Day 5 started with me chasing a falcon for a shot. The closer I tried to get further away it went. I finally gave up and headed but. We started the trek with some boulder crossing and soon were on the path towards Zach. Since the top of Zach pass was not visible we had no clue about the distance that needed to be covered. When we could finally see the pass, people on top of the Zach Pass looked like ants, it seemed like there was lot of walking to do. But in reality it was not that bad. Finally when the pass is conquered the view of 2 lakes at the base of Mt Harmukh is spectacular. 

On a clear day one can see 4 lakes from here. Due to the cloud cover I didn’t get to see all 4 at the same time. The camp was supposed to be at one of the lakes. The decent to camp site looked scary. It was almost like a vertical drop. Since it was a rocky terrain one could not just run down. By the time I reached the camp my knees were wobbly and I could not wait to rest them.
Being one of the first to arrive meant that I had the lake all to myself.  I used the opportunity to take a quick dip.  The water felt refreshing, especially when one has not had a bath for 5 days. The only uncomfortable bit was realising that the place had locals fishing close by. 
Later in the evening when the rest of the group took a dip, some of us decided to explore Gangabal Lake. From Zach pass it looked twice the size of the lake we had camped next to (Nundkul). Walk up to Gangabal provide us with some impressive view of Nundkul and a nice walk along the stream.
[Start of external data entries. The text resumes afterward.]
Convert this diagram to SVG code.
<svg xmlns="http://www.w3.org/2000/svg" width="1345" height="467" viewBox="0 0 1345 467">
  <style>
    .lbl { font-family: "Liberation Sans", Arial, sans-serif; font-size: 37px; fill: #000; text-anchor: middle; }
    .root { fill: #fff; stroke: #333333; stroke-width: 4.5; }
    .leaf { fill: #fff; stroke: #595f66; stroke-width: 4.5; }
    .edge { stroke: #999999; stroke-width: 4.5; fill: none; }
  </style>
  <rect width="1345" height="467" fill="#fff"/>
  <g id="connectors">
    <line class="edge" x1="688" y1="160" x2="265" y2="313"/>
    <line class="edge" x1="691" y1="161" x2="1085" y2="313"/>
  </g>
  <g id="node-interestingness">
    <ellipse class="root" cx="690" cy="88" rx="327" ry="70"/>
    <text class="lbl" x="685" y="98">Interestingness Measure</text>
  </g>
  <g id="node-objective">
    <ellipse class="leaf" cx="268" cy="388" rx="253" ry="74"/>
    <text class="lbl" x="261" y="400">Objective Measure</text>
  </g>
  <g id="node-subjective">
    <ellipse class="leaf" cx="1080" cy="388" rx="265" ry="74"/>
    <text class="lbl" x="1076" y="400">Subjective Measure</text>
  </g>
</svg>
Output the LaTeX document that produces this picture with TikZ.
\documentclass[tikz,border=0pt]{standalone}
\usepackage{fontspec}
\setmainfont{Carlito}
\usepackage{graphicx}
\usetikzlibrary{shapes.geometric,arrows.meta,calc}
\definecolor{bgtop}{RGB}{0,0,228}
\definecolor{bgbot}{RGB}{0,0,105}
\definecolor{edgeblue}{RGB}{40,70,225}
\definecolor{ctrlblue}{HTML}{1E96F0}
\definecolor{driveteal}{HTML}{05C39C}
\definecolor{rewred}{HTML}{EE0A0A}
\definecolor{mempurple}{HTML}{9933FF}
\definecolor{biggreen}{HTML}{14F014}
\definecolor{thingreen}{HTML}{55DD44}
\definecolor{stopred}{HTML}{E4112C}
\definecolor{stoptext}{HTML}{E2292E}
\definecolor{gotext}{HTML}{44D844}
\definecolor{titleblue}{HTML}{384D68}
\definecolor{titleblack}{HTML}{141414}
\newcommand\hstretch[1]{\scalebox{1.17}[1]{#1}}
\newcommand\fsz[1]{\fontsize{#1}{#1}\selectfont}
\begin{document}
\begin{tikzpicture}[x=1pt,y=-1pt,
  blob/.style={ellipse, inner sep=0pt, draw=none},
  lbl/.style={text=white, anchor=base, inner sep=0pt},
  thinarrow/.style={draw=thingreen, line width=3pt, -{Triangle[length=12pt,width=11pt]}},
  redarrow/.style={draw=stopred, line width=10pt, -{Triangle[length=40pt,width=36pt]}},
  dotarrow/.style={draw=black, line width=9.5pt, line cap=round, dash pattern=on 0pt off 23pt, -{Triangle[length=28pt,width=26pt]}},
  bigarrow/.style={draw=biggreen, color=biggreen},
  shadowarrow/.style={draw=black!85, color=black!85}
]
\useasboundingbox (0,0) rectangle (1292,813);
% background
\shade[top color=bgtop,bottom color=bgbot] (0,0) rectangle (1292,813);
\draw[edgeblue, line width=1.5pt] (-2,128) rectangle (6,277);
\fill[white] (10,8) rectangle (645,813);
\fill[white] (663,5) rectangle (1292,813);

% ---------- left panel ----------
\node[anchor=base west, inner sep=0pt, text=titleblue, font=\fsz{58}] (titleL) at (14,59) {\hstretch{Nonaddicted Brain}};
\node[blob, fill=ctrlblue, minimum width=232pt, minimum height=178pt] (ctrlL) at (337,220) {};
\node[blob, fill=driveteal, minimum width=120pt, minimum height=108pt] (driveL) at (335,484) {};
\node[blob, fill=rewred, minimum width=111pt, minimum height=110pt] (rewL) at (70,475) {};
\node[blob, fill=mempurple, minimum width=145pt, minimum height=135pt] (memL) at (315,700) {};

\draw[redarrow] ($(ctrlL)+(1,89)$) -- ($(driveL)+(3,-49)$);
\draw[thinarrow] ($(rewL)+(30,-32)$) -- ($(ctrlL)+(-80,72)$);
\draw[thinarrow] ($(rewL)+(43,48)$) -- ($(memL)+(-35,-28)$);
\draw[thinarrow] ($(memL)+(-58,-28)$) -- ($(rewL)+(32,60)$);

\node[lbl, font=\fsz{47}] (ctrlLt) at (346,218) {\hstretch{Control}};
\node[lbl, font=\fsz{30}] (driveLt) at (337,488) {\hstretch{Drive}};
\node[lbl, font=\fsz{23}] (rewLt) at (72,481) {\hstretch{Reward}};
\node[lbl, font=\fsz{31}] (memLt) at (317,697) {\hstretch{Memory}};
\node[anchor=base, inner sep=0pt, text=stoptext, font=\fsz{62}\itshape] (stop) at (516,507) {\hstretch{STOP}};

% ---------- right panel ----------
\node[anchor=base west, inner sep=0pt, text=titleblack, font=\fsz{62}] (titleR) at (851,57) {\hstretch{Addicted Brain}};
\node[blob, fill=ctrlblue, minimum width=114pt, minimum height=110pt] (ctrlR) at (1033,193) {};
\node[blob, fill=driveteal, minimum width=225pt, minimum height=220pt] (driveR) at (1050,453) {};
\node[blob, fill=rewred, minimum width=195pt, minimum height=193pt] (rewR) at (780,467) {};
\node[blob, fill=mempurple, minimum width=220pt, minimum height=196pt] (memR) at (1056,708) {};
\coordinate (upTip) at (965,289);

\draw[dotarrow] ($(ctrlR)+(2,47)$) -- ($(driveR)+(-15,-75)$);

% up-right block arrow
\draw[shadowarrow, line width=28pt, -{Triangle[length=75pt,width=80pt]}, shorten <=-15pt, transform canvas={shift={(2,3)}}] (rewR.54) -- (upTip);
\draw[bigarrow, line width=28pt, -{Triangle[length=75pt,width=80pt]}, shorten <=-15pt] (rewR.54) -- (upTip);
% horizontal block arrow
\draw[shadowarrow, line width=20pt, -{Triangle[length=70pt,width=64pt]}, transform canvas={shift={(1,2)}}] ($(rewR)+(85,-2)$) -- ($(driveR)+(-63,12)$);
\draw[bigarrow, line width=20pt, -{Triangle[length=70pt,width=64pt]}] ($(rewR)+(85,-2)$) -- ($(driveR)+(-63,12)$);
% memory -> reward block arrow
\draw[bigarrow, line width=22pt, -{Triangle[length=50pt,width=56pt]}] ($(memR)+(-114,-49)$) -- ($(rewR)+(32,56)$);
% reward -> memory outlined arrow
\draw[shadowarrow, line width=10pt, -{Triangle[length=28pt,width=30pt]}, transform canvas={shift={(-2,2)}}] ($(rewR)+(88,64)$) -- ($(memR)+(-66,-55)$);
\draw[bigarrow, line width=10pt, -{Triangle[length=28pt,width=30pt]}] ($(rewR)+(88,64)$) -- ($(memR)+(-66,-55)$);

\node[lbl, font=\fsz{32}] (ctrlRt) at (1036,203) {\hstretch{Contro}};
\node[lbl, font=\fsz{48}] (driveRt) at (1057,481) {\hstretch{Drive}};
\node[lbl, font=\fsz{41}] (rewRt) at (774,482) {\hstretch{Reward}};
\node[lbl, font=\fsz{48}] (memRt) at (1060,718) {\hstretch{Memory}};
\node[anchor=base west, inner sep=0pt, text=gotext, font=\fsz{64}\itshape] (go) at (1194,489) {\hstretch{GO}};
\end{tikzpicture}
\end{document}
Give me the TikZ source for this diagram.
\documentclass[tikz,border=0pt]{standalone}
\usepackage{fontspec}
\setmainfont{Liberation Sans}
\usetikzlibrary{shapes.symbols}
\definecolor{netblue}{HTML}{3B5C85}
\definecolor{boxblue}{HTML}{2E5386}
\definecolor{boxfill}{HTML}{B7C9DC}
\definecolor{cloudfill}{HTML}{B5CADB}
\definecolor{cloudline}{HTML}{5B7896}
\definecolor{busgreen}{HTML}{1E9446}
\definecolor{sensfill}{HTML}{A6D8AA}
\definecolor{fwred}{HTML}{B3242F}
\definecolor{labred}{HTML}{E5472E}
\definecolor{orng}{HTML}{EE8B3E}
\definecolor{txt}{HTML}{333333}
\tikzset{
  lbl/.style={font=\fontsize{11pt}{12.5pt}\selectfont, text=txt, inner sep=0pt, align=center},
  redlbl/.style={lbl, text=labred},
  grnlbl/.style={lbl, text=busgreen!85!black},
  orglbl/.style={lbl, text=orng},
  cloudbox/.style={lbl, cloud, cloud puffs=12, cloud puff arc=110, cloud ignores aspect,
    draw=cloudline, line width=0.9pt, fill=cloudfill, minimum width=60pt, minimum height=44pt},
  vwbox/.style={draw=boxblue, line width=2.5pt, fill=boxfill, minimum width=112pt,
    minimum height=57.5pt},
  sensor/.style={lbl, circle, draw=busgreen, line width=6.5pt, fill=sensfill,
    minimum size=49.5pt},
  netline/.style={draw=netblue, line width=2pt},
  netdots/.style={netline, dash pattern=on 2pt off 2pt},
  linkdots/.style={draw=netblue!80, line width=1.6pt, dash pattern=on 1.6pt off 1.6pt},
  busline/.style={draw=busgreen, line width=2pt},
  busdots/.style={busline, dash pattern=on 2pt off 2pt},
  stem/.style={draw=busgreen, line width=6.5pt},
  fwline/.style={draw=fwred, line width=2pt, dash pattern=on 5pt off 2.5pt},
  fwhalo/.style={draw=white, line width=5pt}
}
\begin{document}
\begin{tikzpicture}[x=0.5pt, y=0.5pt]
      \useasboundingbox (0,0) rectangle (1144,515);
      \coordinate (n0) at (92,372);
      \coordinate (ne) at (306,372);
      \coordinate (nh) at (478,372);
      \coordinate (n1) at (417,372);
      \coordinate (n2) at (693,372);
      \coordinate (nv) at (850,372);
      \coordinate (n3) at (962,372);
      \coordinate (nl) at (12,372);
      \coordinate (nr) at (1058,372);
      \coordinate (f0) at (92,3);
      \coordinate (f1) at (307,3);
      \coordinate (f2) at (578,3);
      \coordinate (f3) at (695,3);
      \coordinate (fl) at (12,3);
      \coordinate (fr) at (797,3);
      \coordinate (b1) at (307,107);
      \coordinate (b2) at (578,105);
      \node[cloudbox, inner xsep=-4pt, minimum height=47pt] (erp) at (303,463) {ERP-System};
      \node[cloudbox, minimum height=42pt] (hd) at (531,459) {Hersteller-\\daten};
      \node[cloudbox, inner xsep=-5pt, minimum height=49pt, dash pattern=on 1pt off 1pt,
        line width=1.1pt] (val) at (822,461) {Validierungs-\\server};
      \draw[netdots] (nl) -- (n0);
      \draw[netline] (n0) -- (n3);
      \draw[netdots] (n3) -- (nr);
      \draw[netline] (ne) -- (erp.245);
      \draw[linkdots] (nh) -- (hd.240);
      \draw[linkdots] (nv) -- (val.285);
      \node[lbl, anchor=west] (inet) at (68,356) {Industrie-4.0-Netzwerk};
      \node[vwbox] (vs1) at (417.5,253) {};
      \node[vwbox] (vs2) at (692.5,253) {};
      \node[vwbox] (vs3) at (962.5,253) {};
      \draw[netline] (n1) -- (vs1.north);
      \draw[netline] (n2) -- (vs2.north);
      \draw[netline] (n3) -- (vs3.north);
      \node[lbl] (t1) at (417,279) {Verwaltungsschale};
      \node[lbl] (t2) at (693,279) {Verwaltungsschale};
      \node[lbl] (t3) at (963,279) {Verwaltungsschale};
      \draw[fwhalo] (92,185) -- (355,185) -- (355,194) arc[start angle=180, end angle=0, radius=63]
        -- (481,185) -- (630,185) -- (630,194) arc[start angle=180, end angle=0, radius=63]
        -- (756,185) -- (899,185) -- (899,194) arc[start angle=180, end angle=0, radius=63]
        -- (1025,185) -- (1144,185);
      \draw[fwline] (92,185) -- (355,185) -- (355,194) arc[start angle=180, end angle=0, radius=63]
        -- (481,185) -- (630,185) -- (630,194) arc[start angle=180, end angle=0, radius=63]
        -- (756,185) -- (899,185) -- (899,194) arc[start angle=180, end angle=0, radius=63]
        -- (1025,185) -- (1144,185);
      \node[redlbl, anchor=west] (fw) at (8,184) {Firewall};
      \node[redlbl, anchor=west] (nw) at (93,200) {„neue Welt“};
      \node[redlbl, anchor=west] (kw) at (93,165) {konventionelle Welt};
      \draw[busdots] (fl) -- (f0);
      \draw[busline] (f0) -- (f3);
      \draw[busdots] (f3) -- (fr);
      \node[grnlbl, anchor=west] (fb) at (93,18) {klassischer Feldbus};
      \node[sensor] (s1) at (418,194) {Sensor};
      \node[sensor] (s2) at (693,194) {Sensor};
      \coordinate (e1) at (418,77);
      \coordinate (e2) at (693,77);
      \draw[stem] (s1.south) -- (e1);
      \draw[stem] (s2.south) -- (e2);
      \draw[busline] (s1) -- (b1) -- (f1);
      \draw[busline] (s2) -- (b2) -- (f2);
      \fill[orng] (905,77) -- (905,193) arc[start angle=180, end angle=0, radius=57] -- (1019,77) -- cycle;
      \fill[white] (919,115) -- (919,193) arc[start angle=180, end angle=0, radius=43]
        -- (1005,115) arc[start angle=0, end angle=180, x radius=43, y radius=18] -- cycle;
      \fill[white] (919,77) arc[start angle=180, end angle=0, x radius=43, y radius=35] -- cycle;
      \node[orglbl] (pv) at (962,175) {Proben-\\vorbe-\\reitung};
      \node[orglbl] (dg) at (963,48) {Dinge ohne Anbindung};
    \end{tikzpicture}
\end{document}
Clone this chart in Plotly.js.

It was hard to see the complete Gangabal Lake from the side we were on, but it still looked very beautiful.
Back at the camp it was time to cook, someone had suggested we cook for the porters and cooks who had travelled with us. Brilliant idea but most of us were not used to cooking for a large number. Though all the girls put in a lot of effort, I would not for sure say this was a great success. Note to self: never get roped into such idea.
What made up for dinner experience was the performance by the locals (helpers, mule owners). They sang a lot of Kashmiri songs, danced to some and had all of us tapping our feet. While some were sad about the trek ending, I was looking forward to a proper bath and a soft bed.
Before the trek, I had read that the descent on the last day was steep and tiring. So when the trek started I expected the descent to start almost immediately. But that was not the case. There were hours of gradual climb to complete before the descent. The view continued to be stunning but there were lot more people doing short treks. At one point where we stopped for a break our guide dislocated his elbow while trying some photography stunts.  Luckily Ankur and Nanditha managed to do first aid and we continue walking.

Soon the meadows that we trek on gave way to pine trees. 

The fragrance of pine was captivating. I spent some time trying to figure which part of the tree emitted it but could not identify it. There were a lot of butterflies puddling on horse dropping. Constant stream of horses and trekker didn't allow me enough time to capture the fluttering beauties.
The decent was gruelling, my heel and toes had started to blister, and walking had started to get painful. While I could see the end point of the trek, it seemed to really far away. Finally after asking multiple people walking by I was overjoyed to hear that I was almost there. It was a relief to reach Naranag and sit. Felt like heaven to take off the shoes. After a plate of Maggie noodles, reality hit me. The trek was over, while I had spent the previous night hoping for it to end quickly now I wished I didn't have to head back. I wanted to walk in the flower filled meadows again. But like all good things it had ending and with a heavy heart I had to accept it.
The hope that I will go back there again continues to live on.


  1. Excellent photos and narration. Loved it.

  2. The photos are amazing as usual.. and Aish I think the narration too makes the picturisation better..

  3. Kashmir tour - Kashmir is a part of northernmost Indian state Jammu & Kashmir. Most often, a Kashmir trip begins from Srinagar – the summer capital of the state, and we also chose the same. Srinagar is well connected to Delhi by roads, railways and flights.

  4. I had been crawling all over the net trying to tag the name of the bird that I clicked at Gadsar camp of the Kashmir trek and look where finally google leads to find the answer! :)

    Great pictures and an interesting write-up about our trek, Aishwarya!

    And yes thanks to you that the lil birdie in my writeup now has a name - Fire-fronted siren! :)


    1. Utsow... Small world won't you say ;)...

      I am glad you like the write up... Thank you. And when yours is done do share it

  5. Can you give me the route plan & expense detail!

  6. Hi Aishwarya - Just came across this blog about the trek. My wife and I are very keen on doing this. There is a concern - when you are camping what type of basic facilities are provided? Should we prepare for open-air loo or are there some sort of very basic hygienic areas for the same? Do we need to join some trekking group or can we trek on our own at our own pace? i.e. do you get to see enough trekkers on the route so you dont get lost?

    1. Hi

      Thanks for visiting the post.

      As for answers to your question here goes.
      Loo: Most trek you tend to be far away from civilisation and open loos are what is used. So you can carry a lot of tissues.
      Trek (Group vs alone) Trek group will help reduce your cost per person. WHen doing it on your own you will still need to hire guide and ponies to carry your tent, food supplies etc. Most days you won't trek more than 6 kms and treks are finish by 2-3 pm
      There maybe chances that you will see some trek group in places close to Harmukh.

      Hope this information helps. Do feel free to get back to me if you any more questions

  7. wonderful post....going there this August and readng this got me more inspired....thanks a lot Aishwarya

  8. wonderful post....going there this September.

  9. Excellant post......very informative......going there this Aug. Can u pl. give any tips/ do's and don't for trek? i am worried about my fitness that very difficult?

  10. Hi, I would not say its very difficult on most days. There are steep climbs but that is normally done in the first 2 hours, after that its mostly gradual ascent. Some level of fitness is required as it will help breathe as well as walk in higher altitude

  11. Well narrated. Good photos too. I treked this July with TTH. Unforgettable memories. Details here.

  12. Hey Aishwarya, very well written blog and useful indeed. Can you share the contcat details of your guide ? Thanks !!